Summer is slowly winding down, and schools across north america are back in session. This is the first fall in many many years that i am not returning to school (I graduated from uni this past spring!). I miss the rush of feelings on the first day of class, where you see nothing but opportunity ahead of you. September always had a cleansing feeling; everything from the past year was washed away. No grades, no negative impressions from the teachers in years past, and best of all, I had all of my energy recharged from being lazy all summer long. It was so easy to start over.

I had plenty of time to recharge this past summer. Since being in Vancouver, I've been living the lazy life. Which, don't get me wrong, has been great. But the nights here are starting to get chilly and the leaves are falling from the tree across the way. I am starting to get an itchy feeling inside. I've been lazy for as long as i can handle.

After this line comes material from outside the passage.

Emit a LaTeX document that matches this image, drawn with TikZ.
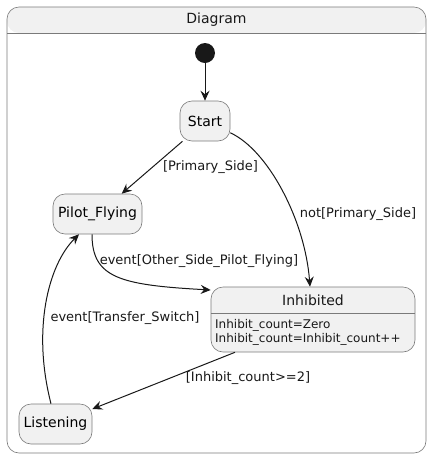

The problem with the decision to un-lazy myself is that i am a complete procrastinator. I find it very easy to come up with reasons not to do things. Like, take this blog for example. I want to blog. I think its fun to blog, but i never blog because i never take photos. And what fun is a blog without photos? No fun at all! To sum up, i procrastinate.

I was talking with a friend a few days ago about how spring cleaning really should be fall cleaning. I've also read blog discussions about how new years resolutions could easily be replaced with fall resolutions. And i find this all to be true in my life right now.

My resolutions are being shaped by a few different sources. Lisa put together a great post about how she keeps herself organized and on task. She posted a great document she created to keep track of everything. I've made my own little word file, customized to what i need to think about, and its already helped immensely!



Thanks Lisa!

Obviously, I've been thinking a lot lately about how i live my life. I have so many plans and ideas that I cant really commit to. I decided to try to really give my ideas a shot. Really give it everything I have. If i don't, i have got to let the ideas go, and move on to bigger and better things. I cant let the same things hold me back, if nothings going to come from them.

With that, I am going to try to blog more often (every day?) and tomorrow you will find me sewing my heart out.